** begin Provided information **
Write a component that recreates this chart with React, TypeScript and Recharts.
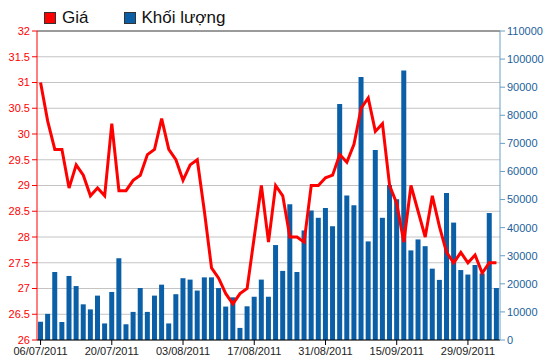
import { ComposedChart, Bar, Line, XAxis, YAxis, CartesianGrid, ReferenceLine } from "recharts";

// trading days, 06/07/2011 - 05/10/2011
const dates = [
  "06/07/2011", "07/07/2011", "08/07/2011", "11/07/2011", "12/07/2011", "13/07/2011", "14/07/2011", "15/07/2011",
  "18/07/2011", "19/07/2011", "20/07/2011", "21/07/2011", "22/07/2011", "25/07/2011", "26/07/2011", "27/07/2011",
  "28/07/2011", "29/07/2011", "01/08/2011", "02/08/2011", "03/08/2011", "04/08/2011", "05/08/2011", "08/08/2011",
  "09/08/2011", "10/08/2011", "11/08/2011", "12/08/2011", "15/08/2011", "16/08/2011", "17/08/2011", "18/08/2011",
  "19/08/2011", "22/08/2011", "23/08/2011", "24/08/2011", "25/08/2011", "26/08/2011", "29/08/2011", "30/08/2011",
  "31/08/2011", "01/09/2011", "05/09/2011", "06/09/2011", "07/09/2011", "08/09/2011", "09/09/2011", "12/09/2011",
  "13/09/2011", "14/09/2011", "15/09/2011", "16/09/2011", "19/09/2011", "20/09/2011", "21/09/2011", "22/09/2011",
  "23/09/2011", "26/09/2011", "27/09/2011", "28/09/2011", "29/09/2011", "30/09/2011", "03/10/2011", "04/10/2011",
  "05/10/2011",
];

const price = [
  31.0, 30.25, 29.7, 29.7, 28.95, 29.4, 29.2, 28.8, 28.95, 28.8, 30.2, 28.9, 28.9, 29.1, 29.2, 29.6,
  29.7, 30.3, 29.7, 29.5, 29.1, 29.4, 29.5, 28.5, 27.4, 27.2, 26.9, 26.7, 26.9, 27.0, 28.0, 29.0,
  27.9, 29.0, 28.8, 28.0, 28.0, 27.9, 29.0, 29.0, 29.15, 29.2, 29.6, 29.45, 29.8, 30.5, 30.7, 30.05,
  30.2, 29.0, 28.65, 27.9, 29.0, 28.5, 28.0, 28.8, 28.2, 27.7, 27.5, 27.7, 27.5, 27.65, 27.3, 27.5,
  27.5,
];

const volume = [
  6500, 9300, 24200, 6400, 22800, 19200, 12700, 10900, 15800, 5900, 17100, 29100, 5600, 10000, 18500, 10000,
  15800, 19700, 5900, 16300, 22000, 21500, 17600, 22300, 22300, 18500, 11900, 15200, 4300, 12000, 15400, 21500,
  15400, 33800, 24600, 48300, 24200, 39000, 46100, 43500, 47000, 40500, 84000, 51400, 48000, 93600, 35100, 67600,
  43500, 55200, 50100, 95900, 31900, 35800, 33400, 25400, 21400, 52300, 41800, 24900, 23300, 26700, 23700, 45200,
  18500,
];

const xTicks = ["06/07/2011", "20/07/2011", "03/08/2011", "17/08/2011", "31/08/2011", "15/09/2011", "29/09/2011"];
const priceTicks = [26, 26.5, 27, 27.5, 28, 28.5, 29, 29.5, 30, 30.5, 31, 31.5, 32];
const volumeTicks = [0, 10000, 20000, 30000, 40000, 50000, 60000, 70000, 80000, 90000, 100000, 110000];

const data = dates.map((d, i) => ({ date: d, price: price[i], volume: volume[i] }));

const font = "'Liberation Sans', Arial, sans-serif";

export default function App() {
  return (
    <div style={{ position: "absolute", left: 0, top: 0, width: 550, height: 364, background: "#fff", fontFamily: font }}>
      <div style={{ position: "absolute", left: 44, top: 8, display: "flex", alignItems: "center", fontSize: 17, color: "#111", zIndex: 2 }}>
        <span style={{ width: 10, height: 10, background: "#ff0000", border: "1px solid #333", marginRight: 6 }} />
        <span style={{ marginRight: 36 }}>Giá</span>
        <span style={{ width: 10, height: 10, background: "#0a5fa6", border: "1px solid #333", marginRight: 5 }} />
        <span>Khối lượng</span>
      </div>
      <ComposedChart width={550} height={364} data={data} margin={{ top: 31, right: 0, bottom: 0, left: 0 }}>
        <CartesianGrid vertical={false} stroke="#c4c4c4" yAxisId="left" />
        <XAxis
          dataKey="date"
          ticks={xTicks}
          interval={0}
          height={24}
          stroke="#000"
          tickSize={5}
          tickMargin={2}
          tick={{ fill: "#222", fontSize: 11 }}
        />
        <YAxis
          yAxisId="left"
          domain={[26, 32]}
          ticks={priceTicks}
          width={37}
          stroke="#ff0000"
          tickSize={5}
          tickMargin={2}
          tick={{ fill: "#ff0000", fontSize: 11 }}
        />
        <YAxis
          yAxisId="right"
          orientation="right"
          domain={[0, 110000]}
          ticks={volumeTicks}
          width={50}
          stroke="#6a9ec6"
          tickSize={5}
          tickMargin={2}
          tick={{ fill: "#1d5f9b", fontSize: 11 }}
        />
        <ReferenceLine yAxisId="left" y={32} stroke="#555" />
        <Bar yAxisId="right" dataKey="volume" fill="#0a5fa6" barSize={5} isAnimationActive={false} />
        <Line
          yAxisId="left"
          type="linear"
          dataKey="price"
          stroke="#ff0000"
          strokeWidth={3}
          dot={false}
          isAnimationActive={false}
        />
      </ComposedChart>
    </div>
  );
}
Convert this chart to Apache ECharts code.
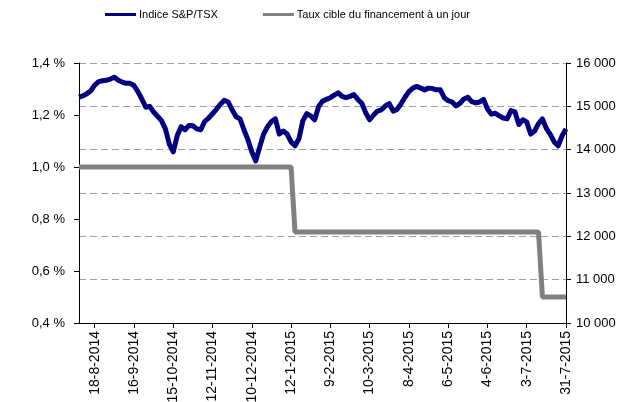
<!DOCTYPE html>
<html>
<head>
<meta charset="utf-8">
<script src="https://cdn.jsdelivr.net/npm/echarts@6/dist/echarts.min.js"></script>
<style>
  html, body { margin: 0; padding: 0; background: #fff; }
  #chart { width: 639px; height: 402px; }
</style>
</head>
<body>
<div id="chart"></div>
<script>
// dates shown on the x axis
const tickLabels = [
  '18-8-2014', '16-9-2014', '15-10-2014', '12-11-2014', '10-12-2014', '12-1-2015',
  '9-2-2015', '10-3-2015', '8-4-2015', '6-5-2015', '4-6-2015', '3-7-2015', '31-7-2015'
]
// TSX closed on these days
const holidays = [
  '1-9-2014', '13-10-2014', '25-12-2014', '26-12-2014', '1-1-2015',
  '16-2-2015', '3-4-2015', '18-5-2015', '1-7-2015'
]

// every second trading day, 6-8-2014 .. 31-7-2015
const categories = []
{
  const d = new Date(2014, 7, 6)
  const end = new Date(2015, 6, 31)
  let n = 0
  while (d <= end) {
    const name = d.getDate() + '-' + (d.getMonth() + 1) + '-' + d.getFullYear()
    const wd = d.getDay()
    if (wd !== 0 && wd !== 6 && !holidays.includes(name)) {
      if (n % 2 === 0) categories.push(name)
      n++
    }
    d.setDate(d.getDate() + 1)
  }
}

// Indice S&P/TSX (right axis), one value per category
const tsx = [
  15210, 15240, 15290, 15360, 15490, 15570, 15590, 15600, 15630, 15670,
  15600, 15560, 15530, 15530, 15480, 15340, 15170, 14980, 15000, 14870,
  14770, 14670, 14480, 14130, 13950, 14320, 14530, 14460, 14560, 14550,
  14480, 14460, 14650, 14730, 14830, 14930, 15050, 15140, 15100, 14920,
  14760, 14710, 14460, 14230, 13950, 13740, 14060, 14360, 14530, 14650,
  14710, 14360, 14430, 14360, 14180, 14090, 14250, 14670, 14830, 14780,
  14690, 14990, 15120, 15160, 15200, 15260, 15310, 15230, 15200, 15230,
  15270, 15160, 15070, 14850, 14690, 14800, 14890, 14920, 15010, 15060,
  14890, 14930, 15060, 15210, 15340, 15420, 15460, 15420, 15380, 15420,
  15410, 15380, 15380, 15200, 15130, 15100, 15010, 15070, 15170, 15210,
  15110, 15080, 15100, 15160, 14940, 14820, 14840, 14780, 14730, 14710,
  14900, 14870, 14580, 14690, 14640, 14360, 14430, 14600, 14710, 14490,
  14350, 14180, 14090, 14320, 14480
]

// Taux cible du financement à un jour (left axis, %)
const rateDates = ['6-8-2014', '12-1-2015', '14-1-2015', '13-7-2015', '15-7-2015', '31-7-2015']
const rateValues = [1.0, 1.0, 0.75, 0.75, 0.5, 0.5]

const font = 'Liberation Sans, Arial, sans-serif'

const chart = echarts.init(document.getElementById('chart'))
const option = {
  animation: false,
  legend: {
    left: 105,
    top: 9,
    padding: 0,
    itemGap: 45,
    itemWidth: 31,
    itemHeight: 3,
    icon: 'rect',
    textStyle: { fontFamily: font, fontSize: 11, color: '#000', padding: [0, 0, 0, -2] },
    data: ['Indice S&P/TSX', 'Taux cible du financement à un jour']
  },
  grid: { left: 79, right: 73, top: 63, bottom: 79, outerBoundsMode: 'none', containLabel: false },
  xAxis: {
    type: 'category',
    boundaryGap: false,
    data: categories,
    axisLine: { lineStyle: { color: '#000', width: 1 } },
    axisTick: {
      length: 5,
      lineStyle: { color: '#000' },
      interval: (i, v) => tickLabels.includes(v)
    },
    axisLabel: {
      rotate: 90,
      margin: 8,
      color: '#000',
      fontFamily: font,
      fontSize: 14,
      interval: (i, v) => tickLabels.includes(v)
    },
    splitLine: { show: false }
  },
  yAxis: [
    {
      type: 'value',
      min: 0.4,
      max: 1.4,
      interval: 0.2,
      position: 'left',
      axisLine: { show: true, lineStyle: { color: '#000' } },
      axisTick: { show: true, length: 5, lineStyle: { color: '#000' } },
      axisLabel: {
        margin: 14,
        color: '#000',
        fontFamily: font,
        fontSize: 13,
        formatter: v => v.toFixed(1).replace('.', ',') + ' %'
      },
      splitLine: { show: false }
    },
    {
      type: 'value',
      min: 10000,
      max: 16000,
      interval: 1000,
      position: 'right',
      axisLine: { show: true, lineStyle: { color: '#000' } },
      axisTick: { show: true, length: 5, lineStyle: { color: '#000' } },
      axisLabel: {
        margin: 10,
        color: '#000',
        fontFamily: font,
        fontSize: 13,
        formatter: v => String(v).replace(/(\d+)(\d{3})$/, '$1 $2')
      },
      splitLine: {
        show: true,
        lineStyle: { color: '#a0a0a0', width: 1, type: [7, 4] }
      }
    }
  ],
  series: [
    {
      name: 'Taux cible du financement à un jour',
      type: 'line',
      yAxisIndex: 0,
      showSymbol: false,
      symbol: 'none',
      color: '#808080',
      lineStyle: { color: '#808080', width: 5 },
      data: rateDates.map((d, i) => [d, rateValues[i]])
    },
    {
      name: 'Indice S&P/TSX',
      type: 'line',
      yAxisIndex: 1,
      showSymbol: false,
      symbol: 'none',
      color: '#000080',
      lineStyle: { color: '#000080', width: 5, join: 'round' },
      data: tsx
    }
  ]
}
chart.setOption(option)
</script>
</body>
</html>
** end Provided information **
What is being asked –
Write out exactly the opening lines of the data, stopping after the line that holds "YAxis, CartesianGrid, ReferenceLine". Exclude pictures.

Answer to this exercise –
Write a component that recreates this chart with React, TypeScript and Recharts.
import { ComposedChart, Bar, Line, XAxis, YAxis, CartesianGrid, ReferenceLine } from "recharts";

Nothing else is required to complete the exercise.